Digging In: Advice on Weed Seeds in Straw Mulch, Climbing Hydrangeas

By Scott Aker
Special to The Washington Post
Thursday, September 10, 2009

Q I reseeded my yard last fall and used a straw mulch. I now have a healthy crop of "hay" growing in the lawn. Can I use an herbicide that would selectively kill the hay? If not, will it die off this fall?

A If you used straw, it probably came from a wheat or barley field. Most of the seeds in the straw are likely to be the loose grain that was not harvested, and since those grains are annuals, the problem will not persist beyond this growing season.

Straw may contain other weed seeds. Yellow foxtail, prickly lettuce and horseweed are just a few that may sneak into your garden or lawn in straw used as mulch. Fortunately, most of the weeds found in straw will decline or disappear with frequent mowing, so you can usually avoid deploying herbicides to eliminate them. You can reduce the number of viable seeds in straw by watering the bales thoroughly to encourage seed germination. When the straw is spread as a mulch, the weeds will die. Straw can take up enormous amounts of water, and it may take a month or more for wet bales to dry, so you will have to plan ahead if you take this approach.

You mention hay, which is an entirely different product. Hay is a mixture of grasses and broadleaf plants that is cut for use as fodder for horses and other animals. Straw has comparatively low food value and is usually used for bedding, not fodder.

Because it has the mature seed heads of a wide variety of plants, hay is a potent source of weed seeds. It should be used in the garden only if it is thoroughly decayed. Sometimes you can get spoiled hay, where microbes force a spike in bale temperatures and kill weed seeds. This may be used as a mulch in the vegetable garden, vineyard or perennial border before it has fully decayed.

Four years ago, I planted two climbing hydrangeas that have failed to bloom. What can I do?

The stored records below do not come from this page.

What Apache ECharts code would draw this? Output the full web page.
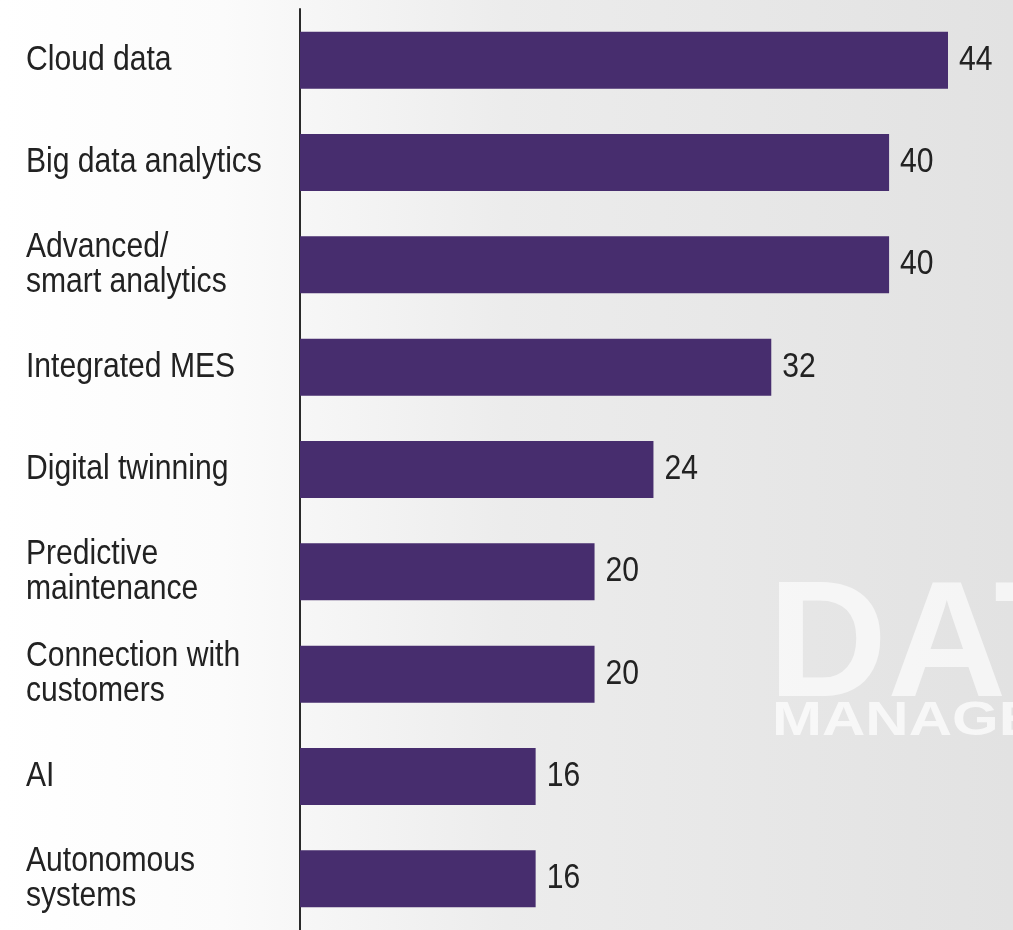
<!DOCTYPE html>
<html>
<head>
<meta charset="utf-8">
<script src="https://cdn.jsdelivr.net/npm/echarts@6/dist/echarts.min.js"></script>
<style>
  html, body { margin: 0; padding: 0; }
  #chart { width: 1013px; height: 930px; }
</style>
</head>
<body>
<div id="chart"></div>
<script>
// Share of respondents by technology (values as printed)
const categories = [
  'Cloud data',
  'Big data analytics',
  'Advanced/\nsmart analytics',
  'Integrated MES',
  'Digital twinning',
  'Predictive\nmaintenance',
  'Connection with\ncustomers',
  'AI',
  'Autonomous\nsystems'
];
const values = [44, 40, 40, 32, 24, 20, 20, 16, 16];

// the source uses a condensed face; squeeze a regular one instead
const FONT = '35px "Liberation Sans", Arial, sans-serif';
const SQUEEZE = 0.86;
const INK = '#222222';
const BAR = '#472d6e';

function catLabel(params, api){
  const idx = api.value(1);
  const p = api.coord([0, idx]);
  return {
    type: 'text',
    x: 26,
    y: p[1],
    scaleX: SQUEEZE,
    style: {
      text: categories[idx],
      font: FONT,
      fill: INK,
      verticalAlign: 'middle',
      lineHeight: 35
    }
  };
}

function valueLabel(params, api){
  const p = api.coord([api.value(0), api.value(1)]);
  return {
    type: 'text',
    x: p[0] + 11,
    y: p[1],
    scaleX: SQUEEZE,
    style: {
      text: String(api.value(0)),
      font: FONT,
      fill: INK,
      verticalAlign: 'middle'
    }
  };
}

const chart = echarts.init(document.getElementById('chart'));
chart.setOption({
  backgroundColor: {
    type: 'linear', x: 0, y: 0, x2: 1, y2: 0,
    colorStops: [
      { offset: 0, color: '#ffffff' },
      { offset: 0.22, color: '#fbfbfb' },
      { offset: 0.5, color: '#ececec' },
      { offset: 1, color: '#e2e2e2' }
    ]
  },
  animation: false,
  // faint backdrop lettering like the photo behind the chart
  graphic: [
    {
      type: 'text', left: 768, top: 568, silent: true, z: -1,
      style: { text: 'DAT', font: 'bold 165px "Liberation Sans", Arial, sans-serif', fill: 'rgba(255,255,255,0.65)' }
    },
    {
      type: 'text', left: 772, top: 698, silent: true, z: -1, scaleX: 1.25,
      style: { text: 'MANAGEMENT', font: 'bold 48px "Liberation Sans", Arial, sans-serif', fill: 'rgba(255,255,255,0.7)' }
    }
  ],
  grid: { left: 300, right: 65, top: 9, bottom: 0, containLabel: false },
  xAxis: {
    type: 'value',
    min: 0,
    max: 44,
    show: false
  },
  yAxis: {
    type: 'category',
    data: categories,
    inverse: true,
    axisLine: { show: true, lineStyle: { color: '#2a2a2a', width: 2 } },
    axisTick: { show: false },
    splitLine: { show: false },
    axisLabel: { show: false }
  },
  series: [
    {
      type: 'bar',
      data: values,
      barWidth: 57,
      itemStyle: { color: BAR }
    },
    {
      type: 'custom',
      name: 'categories',
      silent: true,
      clip: false,
      renderItem: catLabel,
      encode: { x: 0, y: 1 },
      data: categories.map((c, i) => [0, i])
    },
    {
      type: 'custom',
      name: 'values',
      silent: true,
      clip: false,
      renderItem: valueLabel,
      encode: { x: 0, y: 1 },
      data: values.map((v, i) => [v, i])
    }
  ]
});
</script>
</body>
</html>
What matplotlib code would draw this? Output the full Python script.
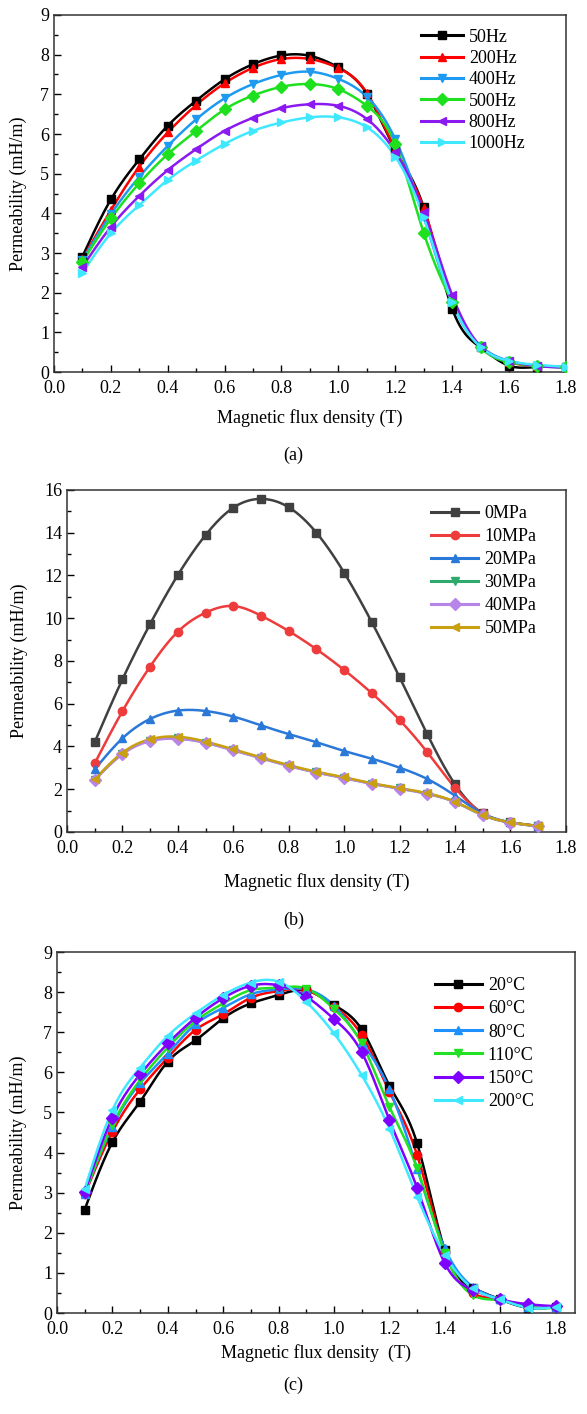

You may have to wait a few more years. Climbing hydrangea, Hydrangea anomala subspecies petiolaris, grows slowly at first and may take six years to reach flowering size. Growth is slower in dry conditions, so water the vines well in times of drought. Avoid pruning them, since they may take a break from flowering in response to heavy pruning.

The very similar Japanese hydrangea vine, Schizophragma hydrangeoides, is a bit more precocious in its flowering, and the cultivar Moonlight has leaves that are shaded with silver, making it very attractive even when not in bloom.

Scott Aker is a horticulturist at the U.S. National Arboretum.